* [Task details]
Set down the material below word for word, excluding the pictures.

>>>

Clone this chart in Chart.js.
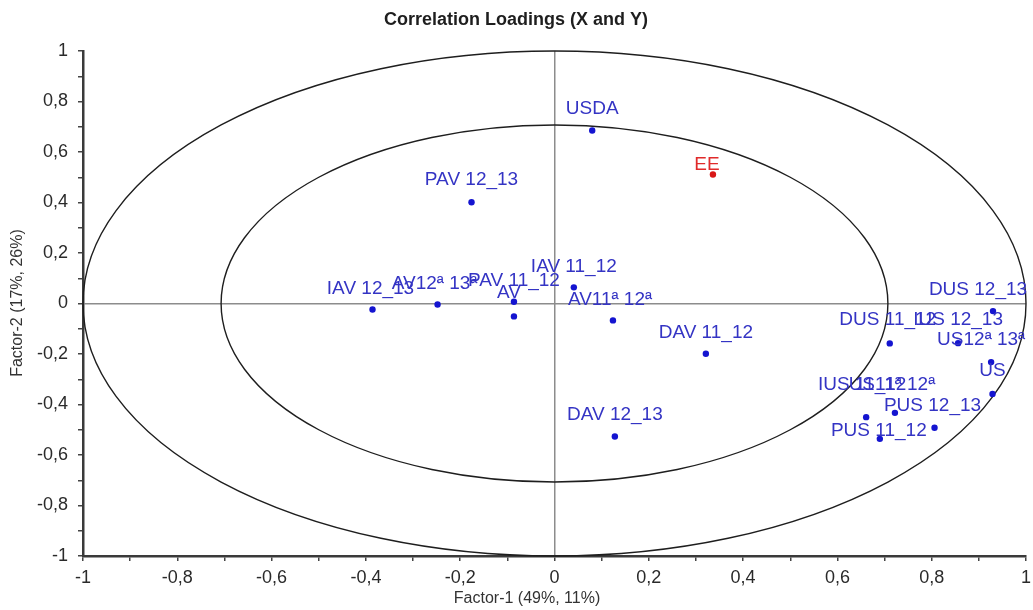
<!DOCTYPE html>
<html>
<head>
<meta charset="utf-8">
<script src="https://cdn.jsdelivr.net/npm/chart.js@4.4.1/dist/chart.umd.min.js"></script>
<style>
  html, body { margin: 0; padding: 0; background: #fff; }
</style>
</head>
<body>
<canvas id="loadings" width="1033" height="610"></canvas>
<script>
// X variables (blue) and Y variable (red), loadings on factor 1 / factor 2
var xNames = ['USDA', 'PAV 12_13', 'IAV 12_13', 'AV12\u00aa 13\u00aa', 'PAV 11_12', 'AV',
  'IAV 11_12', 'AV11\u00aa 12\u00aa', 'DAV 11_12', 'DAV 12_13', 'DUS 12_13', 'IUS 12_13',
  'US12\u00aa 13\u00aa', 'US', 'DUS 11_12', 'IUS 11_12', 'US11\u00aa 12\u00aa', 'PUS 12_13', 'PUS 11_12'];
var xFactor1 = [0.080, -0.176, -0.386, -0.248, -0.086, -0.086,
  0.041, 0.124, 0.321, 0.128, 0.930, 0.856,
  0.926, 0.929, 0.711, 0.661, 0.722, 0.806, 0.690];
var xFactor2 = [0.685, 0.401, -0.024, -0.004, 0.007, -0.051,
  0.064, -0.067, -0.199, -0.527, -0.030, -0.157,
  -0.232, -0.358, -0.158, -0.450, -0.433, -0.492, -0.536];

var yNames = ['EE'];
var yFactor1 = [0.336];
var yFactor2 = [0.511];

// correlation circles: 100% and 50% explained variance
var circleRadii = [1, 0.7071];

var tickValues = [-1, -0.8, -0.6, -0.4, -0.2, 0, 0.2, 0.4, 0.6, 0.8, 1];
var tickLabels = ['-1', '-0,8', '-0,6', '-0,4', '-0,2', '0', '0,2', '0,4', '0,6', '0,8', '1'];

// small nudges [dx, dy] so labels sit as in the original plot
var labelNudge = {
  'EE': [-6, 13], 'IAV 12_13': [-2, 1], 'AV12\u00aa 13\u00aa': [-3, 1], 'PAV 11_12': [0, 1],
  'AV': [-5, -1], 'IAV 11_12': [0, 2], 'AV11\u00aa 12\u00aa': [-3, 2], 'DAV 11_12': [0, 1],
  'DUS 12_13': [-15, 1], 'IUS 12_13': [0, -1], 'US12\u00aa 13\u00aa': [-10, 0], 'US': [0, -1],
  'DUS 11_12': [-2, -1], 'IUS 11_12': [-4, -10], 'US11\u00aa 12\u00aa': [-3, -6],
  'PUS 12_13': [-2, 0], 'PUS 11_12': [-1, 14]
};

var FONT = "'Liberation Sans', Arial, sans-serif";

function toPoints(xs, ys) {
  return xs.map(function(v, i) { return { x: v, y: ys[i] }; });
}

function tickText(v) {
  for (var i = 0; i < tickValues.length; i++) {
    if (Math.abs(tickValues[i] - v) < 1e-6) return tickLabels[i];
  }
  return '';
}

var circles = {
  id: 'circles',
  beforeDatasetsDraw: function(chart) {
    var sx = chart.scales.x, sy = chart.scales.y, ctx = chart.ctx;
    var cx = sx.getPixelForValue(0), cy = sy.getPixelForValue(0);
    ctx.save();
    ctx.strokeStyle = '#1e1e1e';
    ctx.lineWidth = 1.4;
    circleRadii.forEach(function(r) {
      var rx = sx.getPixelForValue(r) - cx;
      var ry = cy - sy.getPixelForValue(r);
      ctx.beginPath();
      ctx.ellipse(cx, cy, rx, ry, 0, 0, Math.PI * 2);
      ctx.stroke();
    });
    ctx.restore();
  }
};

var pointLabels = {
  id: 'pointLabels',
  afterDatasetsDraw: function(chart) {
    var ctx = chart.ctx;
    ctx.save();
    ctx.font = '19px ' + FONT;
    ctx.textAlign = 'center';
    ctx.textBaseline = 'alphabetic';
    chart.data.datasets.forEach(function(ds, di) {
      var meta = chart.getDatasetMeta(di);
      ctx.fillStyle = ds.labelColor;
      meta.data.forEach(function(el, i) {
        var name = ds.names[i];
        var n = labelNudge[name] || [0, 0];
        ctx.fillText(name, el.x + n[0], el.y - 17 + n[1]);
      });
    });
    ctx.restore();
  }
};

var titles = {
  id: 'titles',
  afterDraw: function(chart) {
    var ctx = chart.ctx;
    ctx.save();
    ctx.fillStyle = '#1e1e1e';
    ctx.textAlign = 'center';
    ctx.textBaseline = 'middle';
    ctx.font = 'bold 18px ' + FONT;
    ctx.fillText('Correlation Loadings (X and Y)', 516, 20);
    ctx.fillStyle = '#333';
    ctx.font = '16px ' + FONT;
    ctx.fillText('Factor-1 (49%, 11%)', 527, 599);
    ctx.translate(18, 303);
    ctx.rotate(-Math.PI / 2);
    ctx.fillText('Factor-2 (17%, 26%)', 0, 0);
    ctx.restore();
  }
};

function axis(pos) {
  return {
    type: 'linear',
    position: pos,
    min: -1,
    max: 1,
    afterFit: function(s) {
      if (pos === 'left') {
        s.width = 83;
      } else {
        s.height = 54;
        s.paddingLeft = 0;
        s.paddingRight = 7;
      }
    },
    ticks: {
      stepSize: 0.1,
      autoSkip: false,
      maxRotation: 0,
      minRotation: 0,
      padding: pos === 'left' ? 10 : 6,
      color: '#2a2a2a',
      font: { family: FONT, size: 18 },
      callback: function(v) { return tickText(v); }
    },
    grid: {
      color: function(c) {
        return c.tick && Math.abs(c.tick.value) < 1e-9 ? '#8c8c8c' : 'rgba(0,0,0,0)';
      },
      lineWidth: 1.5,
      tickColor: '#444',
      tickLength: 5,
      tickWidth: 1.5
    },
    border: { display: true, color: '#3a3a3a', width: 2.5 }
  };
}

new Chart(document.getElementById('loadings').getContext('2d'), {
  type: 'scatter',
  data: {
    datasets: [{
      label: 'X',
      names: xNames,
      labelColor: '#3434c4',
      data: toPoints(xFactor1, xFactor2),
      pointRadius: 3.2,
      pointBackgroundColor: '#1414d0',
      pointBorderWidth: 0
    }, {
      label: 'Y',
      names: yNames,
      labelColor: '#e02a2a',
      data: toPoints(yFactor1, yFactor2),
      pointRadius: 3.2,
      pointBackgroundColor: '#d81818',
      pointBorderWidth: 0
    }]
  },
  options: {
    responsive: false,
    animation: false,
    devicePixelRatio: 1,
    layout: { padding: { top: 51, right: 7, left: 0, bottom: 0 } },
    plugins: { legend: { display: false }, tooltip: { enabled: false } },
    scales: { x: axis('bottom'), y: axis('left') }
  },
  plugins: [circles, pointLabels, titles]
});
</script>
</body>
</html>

<<<

* [Response for this exercise]
Clone this chart in Chart.js.
<!DOCTYPE html>
<html>
<head>
<meta charset="utf-8">
<script src="https://cdn.jsdelivr.net/npm/chart.js@4.4.1/dist/chart.umd.min.js"></script>
<style>
  html, body { margin: 0; padding: 0; background: #fff; }
</style>
</head>
<body>
<canvas id="loadings" width="1033" height="610"></canvas>
<script>
// X variables (blue) and Y variable (red), loadings on factor 1 / factor 2
var xNames = ['USDA', 'PAV 12_13', 'IAV 12_13', 'AV12\u00aa 13\u00aa', 'PAV 11_12', 'AV',
  'IAV 11_12', 'AV11\u00aa 12\u00aa', 'DAV 11_12', 'DAV 12_13', 'DUS 12_13', 'IUS 12_13',
  'US12\u00aa 13\u00aa', 'US', 'DUS 11_12', 'IUS 11_12', 'US11\u00aa 12\u00aa', 'PUS 12_13', 'PUS 11_12'];
var xFactor1 = [0.080, -0.176, -0.386, -0.248, -0.086, -0.086,
  0.041, 0.124, 0.321, 0.128, 0.930, 0.856,
  0.926, 0.929, 0.711, 0.661, 0.722, 0.806, 0.690];
var xFactor2 = [0.685, 0.401, -0.024, -0.004, 0.007, -0.051,
  0.064, -0.067, -0.199, -0.527, -0.030, -0.157,
  -0.232, -0.358, -0.158, -0.450, -0.433, -0.492, -0.536];

var yNames = ['EE'];
var yFactor1 = [0.336];
var yFactor2 = [0.511];

// correlation circles: 100% and 50% explained variance
var circleRadii = [1, 0.7071];

var tickValues = [-1, -0.8, -0.6, -0.4, -0.2, 0, 0.2, 0.4, 0.6, 0.8, 1];
var tickLabels = ['-1', '-0,8', '-0,6', '-0,4', '-0,2', '0', '0,2', '0,4', '0,6', '0,8', '1'];

// small nudges [dx, dy] so labels sit as in the original plot
var labelNudge = {
  'EE': [-6, 13], 'IAV 12_13': [-2, 1], 'AV12\u00aa 13\u00aa': [-3, 1], 'PAV 11_12': [0, 1],
  'AV': [-5, -1], 'IAV 11_12': [0, 2], 'AV11\u00aa 12\u00aa': [-3, 2], 'DAV 11_12': [0, 1],
  'DUS 12_13': [-15, 1], 'IUS 12_13': [0, -1], 'US12\u00aa 13\u00aa': [-10, 0], 'US': [0, -1],
  'DUS 11_12': [-2, -1], 'IUS 11_12': [-4, -10], 'US11\u00aa 12\u00aa': [-3, -6],
  'PUS 12_13': [-2, 0], 'PUS 11_12': [-1, 14]
};

var FONT = "'Liberation Sans', Arial, sans-serif";

function toPoints(xs, ys) {
  return xs.map(function(v, i) { return { x: v, y: ys[i] }; });
}

function tickText(v) {
  for (var i = 0; i < tickValues.length; i++) {
    if (Math.abs(tickValues[i] - v) < 1e-6) return tickLabels[i];
  }
  return '';
}

var circles = {
  id: 'circles',
  beforeDatasetsDraw: function(chart) {
    var sx = chart.scales.x, sy = chart.scales.y, ctx = chart.ctx;
    var cx = sx.getPixelForValue(0), cy = sy.getPixelForValue(0);
    ctx.save();
    ctx.strokeStyle = '#1e1e1e';
    ctx.lineWidth = 1.4;
    circleRadii.forEach(function(r) {
      var rx = sx.getPixelForValue(r) - cx;
      var ry = cy - sy.getPixelForValue(r);
      ctx.beginPath();
      ctx.ellipse(cx, cy, rx, ry, 0, 0, Math.PI * 2);
      ctx.stroke();
    });
    ctx.restore();
  }
};

var pointLabels = {
  id: 'pointLabels',
  afterDatasetsDraw: function(chart) {
    var ctx = chart.ctx;
    ctx.save();
    ctx.font = '19px ' + FONT;
    ctx.textAlign = 'center';
    ctx.textBaseline = 'alphabetic';
    chart.data.datasets.forEach(function(ds, di) {
      var meta = chart.getDatasetMeta(di);
      ctx.fillStyle = ds.labelColor;
      meta.data.forEach(function(el, i) {
        var name = ds.names[i];
        var n = labelNudge[name] || [0, 0];
        ctx.fillText(name, el.x + n[0], el.y - 17 + n[1]);
      });
    });
    ctx.restore();
  }
};

var titles = {
  id: 'titles',
  afterDraw: function(chart) {
    var ctx = chart.ctx;
    ctx.save();
    ctx.fillStyle = '#1e1e1e';
    ctx.textAlign = 'center';
    ctx.textBaseline = 'middle';
    ctx.font = 'bold 18px ' + FONT;
    ctx.fillText('Correlation Loadings (X and Y)', 516, 20);
    ctx.fillStyle = '#333';
    ctx.font = '16px ' + FONT;
    ctx.fillText('Factor-1 (49%, 11%)', 527, 599);
    ctx.translate(18, 303);
    ctx.rotate(-Math.PI / 2);
    ctx.fillText('Factor-2 (17%, 26%)', 0, 0);
    ctx.restore();
  }
};

function axis(pos) {
  return {
    type: 'linear',
    position: pos,
    min: -1,
    max: 1,
    afterFit: function(s) {
      if (pos === 'left') {
        s.width = 83;
      } else {
        s.height = 54;
        s.paddingLeft = 0;
        s.paddingRight = 7;
      }
    },
    ticks: {
      stepSize: 0.1,
      autoSkip: false,
      maxRotation: 0,
      minRotation: 0,
      padding: pos === 'left' ? 10 : 6,
      color: '#2a2a2a',
      font: { family: FONT, size: 18 },
      callback: function(v) { return tickText(v); }
    },
    grid: {
      color: function(c) {
        return c.tick && Math.abs(c.tick.value) < 1e-9 ? '#8c8c8c' : 'rgba(0,0,0,0)';
      },
      lineWidth: 1.5,
      tickColor: '#444',
      tickLength: 5,
      tickWidth: 1.5
    },
    border: { display: true, color: '#3a3a3a', width: 2.5 }
  };
}

new Chart(document.getElementById('loadings').getContext('2d'), {
  type: 'scatter',
  data: {
    datasets: [{
      label: 'X',
      names: xNames,
      labelColor: '#3434c4',
      data: toPoints(xFactor1, xFactor2),
      pointRadius: 3.2,
      pointBackgroundColor: '#1414d0',
      pointBorderWidth: 0
    }, {
      label: 'Y',
      names: yNames,
      labelColor: '#e02a2a',
      data: toPoints(yFactor1, yFactor2),
      pointRadius: 3.2,
      pointBackgroundColor: '#d81818',
      pointBorderWidth: 0
    }]
  },
  options: {
    responsive: false,
    animation: false,
    devicePixelRatio: 1,
    layout: { padding: { top: 51, right: 7, left: 0, bottom: 0 } },
    plugins: { legend: { display: false }, tooltip: { enabled: false } },
    scales: { x: axis('bottom'), y: axis('left') }
  },
  plugins: [circles, pointLabels, titles]
});
</script>
</body>
</html>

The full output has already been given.